Editor: MQTT External Integration
Description
This guide will walk through the specifics of using MQTT within Nominal Editor simulations. MQTT can be used to send and receive data from external sources, such as External Hardware, External Software, or even other Nominal Editor simulations running in parallel. The advantage of MQTT integration is that as an Internet of Things (IoT) protocol, it can support hundreds of active connections. Before starting this guide, it is recommended that users are familiar with the “Integrating External Hardware or Software” tutorial and the fundamental principles of MQTT, which can be found at https://mqtt.org/.
Warning
The functionality for MQTT depends on a valid Internet connection and, depending on the use, a valid port that can be opened. As such, the functionality of this feature may depend on the environment in which Nominal Editor is being run. Cloud deployments, for example, may not run MQTT as expected.
Connection and Configuration
The first step for any external integration is to configure and establish a connection. Nominal Editor supports being an MQTT Client and Broker. It is also possible for one simulation instance of Nominal Editor to have multiple MQTT clients active whilst also acting as the MQTT Broker. To add an MQTT Client to an existing simulation, the Construct Object From Class Blueprint function needs to be called, with the class set to MQTT Client. The same approach is required when creating an MQTT Broker, which is known as a Server.
Once the MQTT Broker has started, or if connecting to an external broker such as MQTT Websocket Client (hivemq.com), the MQTT Connect function needs to be called. The Connection function requires the MQTT Broker and Port to connect to as well as the ClientID to use. To use MQTT in a localhost configuration, simply use localhost as the server. Due to MQTT’s Asynchronous nature, it is recommended that the Wait for Connection function is then called the pause the Unreal thread until the client or clients are connected to their configured MQTT Brokers. The Wait for Connection function has a timeout specified in seconds.
Note
HiveMQ is a public broker. Users are advised to avoid sending any sensitive or confidential data over MQTT using this broker, or any other unmanaged brokers.
Bidirectional Data Flow
Once connections have been established, data can start flowing in and out of the simulation. Sending Data over MQTT is referred to as publishing, as the data is published to a specified MQTT topic. To assist in publishing simulation data, a Publish Message function has been created that will publish the payload of a Nominal Systems message. The screenshot below shows the publishing of the Body States Message from a spacecraft over MQTT. Additional MQTT publishing functions exist for Byte Array, Integer, Float and String. Due to MQTT’s asynchronous nature, a Wait For Completion function exits to pause the thread until the message has been published.
To receive data over MQTT, the first step is to be subscribed to the desired MQTT topic. If the MQTT topics are predefined, it is recommended that this occurs at the end of the Connection and Configuration steps previously outlined. This minimizes the chance that the MQTT Client will miss any initial data flow.
To read the data on an MQTT topic, matching receive functions have been created for each of the MQTT publish functions.
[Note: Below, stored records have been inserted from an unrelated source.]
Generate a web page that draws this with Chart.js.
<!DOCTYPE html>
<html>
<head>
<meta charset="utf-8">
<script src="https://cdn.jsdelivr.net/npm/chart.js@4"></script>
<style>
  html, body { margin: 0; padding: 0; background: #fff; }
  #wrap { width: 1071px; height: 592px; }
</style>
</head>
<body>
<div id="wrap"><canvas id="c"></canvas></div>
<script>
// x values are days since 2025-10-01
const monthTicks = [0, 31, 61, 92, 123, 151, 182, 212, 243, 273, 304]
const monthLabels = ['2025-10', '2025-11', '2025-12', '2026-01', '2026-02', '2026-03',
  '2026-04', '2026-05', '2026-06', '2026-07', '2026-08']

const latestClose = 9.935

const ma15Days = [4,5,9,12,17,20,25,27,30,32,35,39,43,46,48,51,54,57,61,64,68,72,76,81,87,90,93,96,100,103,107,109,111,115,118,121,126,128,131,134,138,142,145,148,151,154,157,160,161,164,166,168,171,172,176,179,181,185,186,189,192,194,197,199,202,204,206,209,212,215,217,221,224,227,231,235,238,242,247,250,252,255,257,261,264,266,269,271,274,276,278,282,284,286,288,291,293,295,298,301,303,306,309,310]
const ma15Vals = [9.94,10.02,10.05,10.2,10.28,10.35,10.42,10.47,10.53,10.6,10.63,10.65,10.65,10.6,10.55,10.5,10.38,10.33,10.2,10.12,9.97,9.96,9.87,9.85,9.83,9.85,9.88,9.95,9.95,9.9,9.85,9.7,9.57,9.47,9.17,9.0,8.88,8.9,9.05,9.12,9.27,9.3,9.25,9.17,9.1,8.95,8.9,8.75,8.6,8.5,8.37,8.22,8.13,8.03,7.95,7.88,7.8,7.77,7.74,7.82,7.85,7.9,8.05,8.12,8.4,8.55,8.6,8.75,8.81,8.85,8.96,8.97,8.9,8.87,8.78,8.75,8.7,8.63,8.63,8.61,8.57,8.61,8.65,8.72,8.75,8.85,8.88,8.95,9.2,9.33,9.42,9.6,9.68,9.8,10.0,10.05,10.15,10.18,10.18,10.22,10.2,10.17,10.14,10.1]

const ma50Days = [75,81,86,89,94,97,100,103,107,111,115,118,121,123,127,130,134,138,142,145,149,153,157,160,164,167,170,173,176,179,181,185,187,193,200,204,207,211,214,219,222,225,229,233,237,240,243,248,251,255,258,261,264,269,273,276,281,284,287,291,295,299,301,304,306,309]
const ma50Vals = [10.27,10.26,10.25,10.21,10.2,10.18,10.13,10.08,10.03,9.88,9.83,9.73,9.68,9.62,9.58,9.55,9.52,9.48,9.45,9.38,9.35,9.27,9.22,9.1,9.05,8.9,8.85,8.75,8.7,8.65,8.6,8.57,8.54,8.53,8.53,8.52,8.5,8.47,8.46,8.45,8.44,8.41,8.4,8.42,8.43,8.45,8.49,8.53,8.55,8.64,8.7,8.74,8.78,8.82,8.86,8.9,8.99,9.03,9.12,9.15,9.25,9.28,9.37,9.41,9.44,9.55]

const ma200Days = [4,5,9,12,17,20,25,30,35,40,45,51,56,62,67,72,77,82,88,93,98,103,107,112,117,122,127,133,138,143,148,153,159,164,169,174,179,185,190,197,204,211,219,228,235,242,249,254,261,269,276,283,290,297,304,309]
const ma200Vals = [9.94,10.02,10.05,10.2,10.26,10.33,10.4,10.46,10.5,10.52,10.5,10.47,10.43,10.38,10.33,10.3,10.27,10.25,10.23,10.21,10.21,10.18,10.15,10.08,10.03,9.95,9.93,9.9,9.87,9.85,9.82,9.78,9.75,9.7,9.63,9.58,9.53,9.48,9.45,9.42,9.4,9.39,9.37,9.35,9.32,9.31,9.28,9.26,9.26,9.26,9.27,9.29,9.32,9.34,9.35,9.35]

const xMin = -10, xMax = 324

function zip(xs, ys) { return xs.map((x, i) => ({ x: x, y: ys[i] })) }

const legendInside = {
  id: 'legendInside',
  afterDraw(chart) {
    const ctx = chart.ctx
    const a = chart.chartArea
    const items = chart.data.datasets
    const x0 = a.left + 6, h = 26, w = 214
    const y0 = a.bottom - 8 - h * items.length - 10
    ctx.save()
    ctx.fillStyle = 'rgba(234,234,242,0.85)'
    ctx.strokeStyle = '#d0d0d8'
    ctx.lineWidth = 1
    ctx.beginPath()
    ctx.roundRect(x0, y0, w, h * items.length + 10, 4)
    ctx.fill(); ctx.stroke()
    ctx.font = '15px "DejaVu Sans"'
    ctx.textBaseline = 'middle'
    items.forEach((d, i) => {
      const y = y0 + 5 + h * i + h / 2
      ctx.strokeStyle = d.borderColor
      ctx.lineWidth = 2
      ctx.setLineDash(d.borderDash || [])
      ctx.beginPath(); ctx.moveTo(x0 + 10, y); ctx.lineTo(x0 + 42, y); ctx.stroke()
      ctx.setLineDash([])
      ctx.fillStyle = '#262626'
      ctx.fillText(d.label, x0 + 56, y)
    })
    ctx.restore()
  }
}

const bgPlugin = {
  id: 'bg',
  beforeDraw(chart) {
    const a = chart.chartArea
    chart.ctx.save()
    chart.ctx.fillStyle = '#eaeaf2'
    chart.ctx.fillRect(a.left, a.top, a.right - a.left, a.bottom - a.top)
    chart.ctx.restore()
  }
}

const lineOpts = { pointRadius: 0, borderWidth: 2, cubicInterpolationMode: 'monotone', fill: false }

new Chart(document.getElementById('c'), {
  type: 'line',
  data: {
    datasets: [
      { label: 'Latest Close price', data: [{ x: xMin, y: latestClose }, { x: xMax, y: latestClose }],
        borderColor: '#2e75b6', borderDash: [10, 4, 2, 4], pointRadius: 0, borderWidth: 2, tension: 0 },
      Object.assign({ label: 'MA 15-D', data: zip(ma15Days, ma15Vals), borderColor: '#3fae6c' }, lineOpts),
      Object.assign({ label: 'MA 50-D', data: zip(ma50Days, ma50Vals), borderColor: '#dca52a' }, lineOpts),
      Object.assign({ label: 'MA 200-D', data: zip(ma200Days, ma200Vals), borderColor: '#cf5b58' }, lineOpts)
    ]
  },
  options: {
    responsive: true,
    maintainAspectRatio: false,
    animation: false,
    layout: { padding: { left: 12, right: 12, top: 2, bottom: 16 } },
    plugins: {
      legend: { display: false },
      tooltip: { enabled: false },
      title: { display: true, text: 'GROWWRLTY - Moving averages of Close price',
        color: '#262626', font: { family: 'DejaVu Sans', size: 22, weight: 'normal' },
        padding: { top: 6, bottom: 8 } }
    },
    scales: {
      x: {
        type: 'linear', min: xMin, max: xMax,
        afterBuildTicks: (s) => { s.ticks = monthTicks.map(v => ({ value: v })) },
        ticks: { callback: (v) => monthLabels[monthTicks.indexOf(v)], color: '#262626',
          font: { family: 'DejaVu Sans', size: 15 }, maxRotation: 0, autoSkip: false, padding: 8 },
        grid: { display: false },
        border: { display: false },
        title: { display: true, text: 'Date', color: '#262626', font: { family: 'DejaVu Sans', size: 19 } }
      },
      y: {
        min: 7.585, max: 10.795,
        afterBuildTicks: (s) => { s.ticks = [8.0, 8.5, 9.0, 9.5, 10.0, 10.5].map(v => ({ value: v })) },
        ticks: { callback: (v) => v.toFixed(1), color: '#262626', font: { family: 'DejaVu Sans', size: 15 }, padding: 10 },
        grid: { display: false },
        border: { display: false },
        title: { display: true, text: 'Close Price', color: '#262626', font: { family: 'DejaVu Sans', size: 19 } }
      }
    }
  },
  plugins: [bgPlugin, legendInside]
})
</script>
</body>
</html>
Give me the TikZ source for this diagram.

To receive the Nominal Systems Body States message from earlier the Read to Message function is used. The received message payload can then be used to write any Body States message. Refer to the “Editor: Using Messages” tutorial to learn more about Nominal’s messaging system.
As MQTT is asynchronous, users can call the Wait for Messages function when receiving data over MQTT. This will pause the Unreal thread until the target number of messages has arrived or if the timeout has been exceeded.
To stop receiving data from an MQTT, the Unsubscribe function is used and requires the topic to unsubscribe from.
Simulations can also be structured to use the MQTT blueprint pure functions to trigger certain data flow events, such as reading and decoding messages or publishing to other MQTT topics.
Disconnecting MQTT
Once a simulation is completed, or if an MQTT client needs to disconnect early, the MQTT Disconnect Client function is used. It is recommended that the disconnect function is also called on Event End Play within the level blueprint to ensure the client is disconnected. Whilst this won’t close the connection cleanly in the event of a software crash, it will create a clean disconnect the majority of the time and is still advised as a backup if the client is meant to disconnect on a specific instruction received over MQTT. To shut down an MQTT Broker, the Shutdown function can be used with the MQTT client disconnect function call. However, before the shutdown function is used, it is also advised that the Disconnect Client or Disconnect All Clients function is called, to trigger the MQTT clients to disconnect.